Delia bounced Jack on her hip. “You want to see Mommy’s paintings? Come on. Uncle Roger and I will show you our favorites.”

She put Jack down and held his hand as they walked toward the “Transition” display. Only a few steps, then Jack was reaching arms up to Roger, wanting to be carried again.

“We made him,” I said to Jimmy.

“Yeah, we did,” Jim said. “He’s a little miracle.”

I nodded, my heart crashing against my chest. “Our life has been filled with miracles.”

“It has.” Jimmy tried to hand me the champagne. “To you, baby. They love it, don’t they?”

“They do. But I don’t want the booze.” I sucked in a breath. “Or, moreover, I can’t have it.”

“Why not?” he asked and then stared, his eyes widening.

I nodded, tears springing to my eyes that I could finally say the words. “I’m pregnant.”

He still didn’t move. “What?”

I bit back a laugh at his dumbfounded expression. “I’m going to have another baby.”

Jimmy’s brows came together, the struggle of having Jack passing behind his eyes. The glass in his hand shook, and I took it and set it down before he dropped it.

“How…?” He swallowed. “How did that happen?”

“Well, when a man and a woman love each other very much, the man—you, in this case—puts his enormous penis inside the woman—”

Jimmy shook his head, caught halfway between laughter and shock. “Wait, wait, wait. Stop. Go back. Say it again.”

“I’m pregnant, honey.”

“But how? And you can skip the X-rated biology lesson.”

“I don’t know how,” I said. “They said it was next to impossible.”

“Next to impossible.”

“That probably wasn’t the official medical diagnosis, but yes… Not impossible.”

He stared. “I just… I can’t believe it.”

“Me neither. Although, now that I think about it… Remember that afternoon you came home from work? Jack was napping, and you stormed into the house with hardly a word and took me right then and there against the kitchen counter?” Pleasant shivers danced all over me. “God, just thinking about it…”

“I remember…” Jim said. “One of my better afternoons.”

“The best, it turns out.”

Jimmy’s brows furrowed, and he held my gaze intently, no more jokes. “You’re really pregnant?”

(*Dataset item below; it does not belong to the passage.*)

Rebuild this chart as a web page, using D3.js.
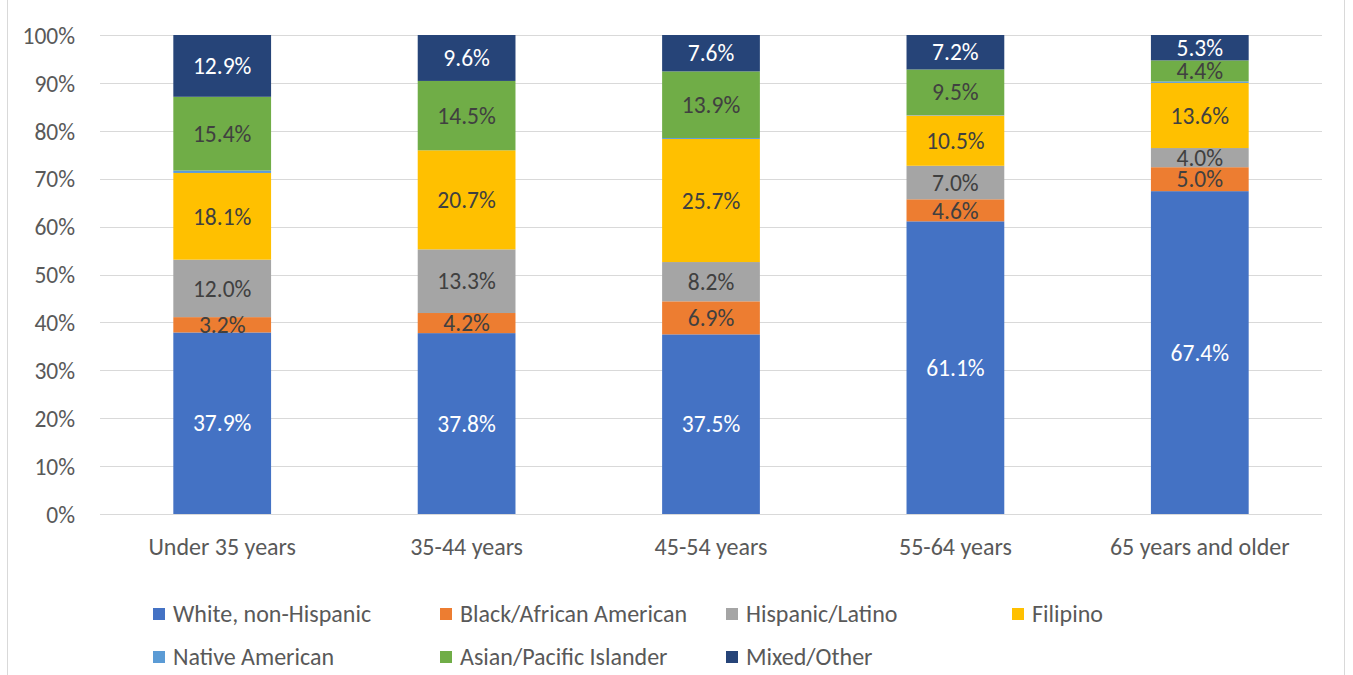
<!DOCTYPE html>
<html>
<head>
<meta charset="utf-8">
<script src="https://cdn.jsdelivr.net/npm/d3@7"></script>
<style>
  body { margin: 0; background: #fff; }
  text { font-family: Carlito, "Liberation Sans", "Open Sans", sans-serif; }
</style>
</head>
<body>
<svg id="chart" width="1353" height="675"></svg>
<script>
// age groups
var categories = ["Under 35 years", "35-44 years", "45-54 years", "55-64 years", "65 years and older"];
var seriesNames = ["White, non-Hispanic", "Black/African American", "Hispanic/Latino", "Filipino",
                   "Native American", "Asian/Pacific Islander", "Mixed/Other"];
var seriesColors = ["#4472C4", "#ED7D31", "#A5A5A5", "#FFC000", "#5B9BD5", "#70AD47", "#264478"];
var labelColors = ["#ffffff", "#404040", "#404040", "#404040", "#404040", "#404040", "#ffffff"];

// percent values per series, one per age group
var white    = [37.9, 37.8, 37.5, 61.1, 67.4];
var black    = [3.2, 4.2, 6.9, 4.6, 5.0];
var hispanic = [12.0, 13.3, 8.2, 7.0, 4.0];
var filipino = [18.1, 20.7, 25.7, 10.5, 13.6];
var native   = [0.5, 0.0, 0.2, 0.1, 0.3];
var asian    = [15.4, 14.5, 13.9, 9.5, 4.4];
var mixed    = [12.9, 9.6, 7.6, 7.2, 5.3];
var yTicks = [0, 0.1, 0.2, 0.3, 0.4, 0.5, 0.6, 0.7, 0.8, 0.9, 1];

var seriesValues = [white, black, hispanic, filipino, native, asian, mixed];

var data = categories.map(function (c, i) {
    var row = { cat: c };
    seriesNames.forEach(function (s, j) { row[s] = seriesValues[j][i]; });
    return row;
});

var svg = d3.select("#chart");
var margin = { top: 35, right: 31, bottom: 161, left: 100 };
var width = 1353, height = 675;
var fs = 23.5, fsBig = 24;

var x = d3.scaleBand()
    .domain(categories)
    .range([margin.left, width - margin.right])
    .paddingInner(0.6)
    .paddingOuter(0.3);

var y = d3.scaleLinear()
    .domain([0, 1])
    .range([height - margin.bottom, margin.top]);

var stack = d3.stack().keys(seriesNames).offset(d3.stackOffsetExpand);
var stacked = stack(data);

// outer frame
svg.append("rect")
    .attr("x", 7.5).attr("y", -2)
    .attr("width", 1337).attr("height", 690)
    .attr("fill", "none").attr("stroke", "#D9D9D9");

// gridlines
svg.append("g")
    .selectAll("line")
    .data(yTicks)
    .join("line")
    .attr("x1", margin.left).attr("x2", width - margin.right)
    .attr("y1", d => Math.round(y(d)) + 0.5).attr("y2", d => Math.round(y(d)) + 0.5)
    .attr("stroke", "#D9D9D9");

// y axis
var yAxis = g => g
    .attr("transform", `translate(${margin.left - 22},0)`)
    .call(d3.axisLeft(y).tickValues(yTicks).tickFormat(d3.format(".0%")).tickSize(0))
    .call(g => g.select(".domain").remove())
    .call(g => g.selectAll("text").attr("fill", "#595959").attr("font-size", fs).attr("dy", "0.35em"));
svg.append("g").call(yAxis);

// x axis
var xAxis = g => g
    .attr("transform", `translate(0,${height - margin.bottom + 20})`)
    .call(d3.axisBottom(x).tickSize(0))
    .call(g => g.select(".domain").remove())
    .call(g => g.selectAll("text").attr("fill", "#595959").attr("font-size", fsBig).attr("dy", "0.75em"));
svg.append("g").call(xAxis);

// bars
var layers = svg.append("g")
    .selectAll("g")
    .data(stacked)
    .join("g")
    .attr("fill", (d, i) => seriesColors[i]);

layers.selectAll("rect")
    .data(d => d)
    .join("rect")
    .attr("x", d => x(d.data.cat))
    .attr("y", d => y(d[1]))
    .attr("width", x.bandwidth())
    .attr("height", d => y(d[0]) - y(d[1]));

// value labels
svg.append("g")
    .selectAll("g")
    .data(stacked)
    .join("g")
    .attr("fill", (d, i) => labelColors[i])
    .selectAll("text")
    .data(d => d.filter(p => p.data[d.key] >= 1).map(p => ({ p: p, v: p.data[d.key] })))
    .join("text")
    .attr("x", d => x(d.p.data.cat) + x.bandwidth() / 2)
    .attr("y", d => (y(d.p[0]) + y(d.p[1])) / 2)
    .attr("dy", "0.35em")
    .attr("text-anchor", "middle")
    .attr("font-size", fs)
    .text(d => d.v.toFixed(1) + "%");

// legend
var legendX = [153, 440, 726, 1012];
var legendY = [614, 657];
var legend = svg.append("g")
    .selectAll("g")
    .data(seriesNames)
    .join("g")
    .attr("transform", (d, i) => `translate(${legendX[i % 4]},${legendY[Math.floor(i / 4)]})`);
legend.append("rect")
    .attr("x", 0).attr("y", -6)
    .attr("width", 12).attr("height", 12)
    .attr("fill", (d, i) => seriesColors[i]);
legend.append("text")
    .attr("x", 20).attr("dy", "0.35em")
    .attr("fill", "#595959").attr("font-size", fsBig)
    .text(d => d);
</script>
</body>
</html>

“Eight weeks. Are you happy?”

“I’m somewhere beyond happy. But…”

“I know. I’m scared too. But I have a feeling, down deep, she’s going to be okay.”

“She?”

“I think so,” I said. “I think I’m having your baby girl.”

Jim stared a moment longer, then pulled me to him, holding me with his strong arms. An embrace that never failed to tell me I was protected, safe, and loved. So much love.

“God, Thea,” he whispered against my hair.

I pulled away and held his strong jaw in my hand. “You gave my life back to me. Everything I have is because of you.”

“I can say the same, Thea. You gave me my life back when I’d stopped living it.”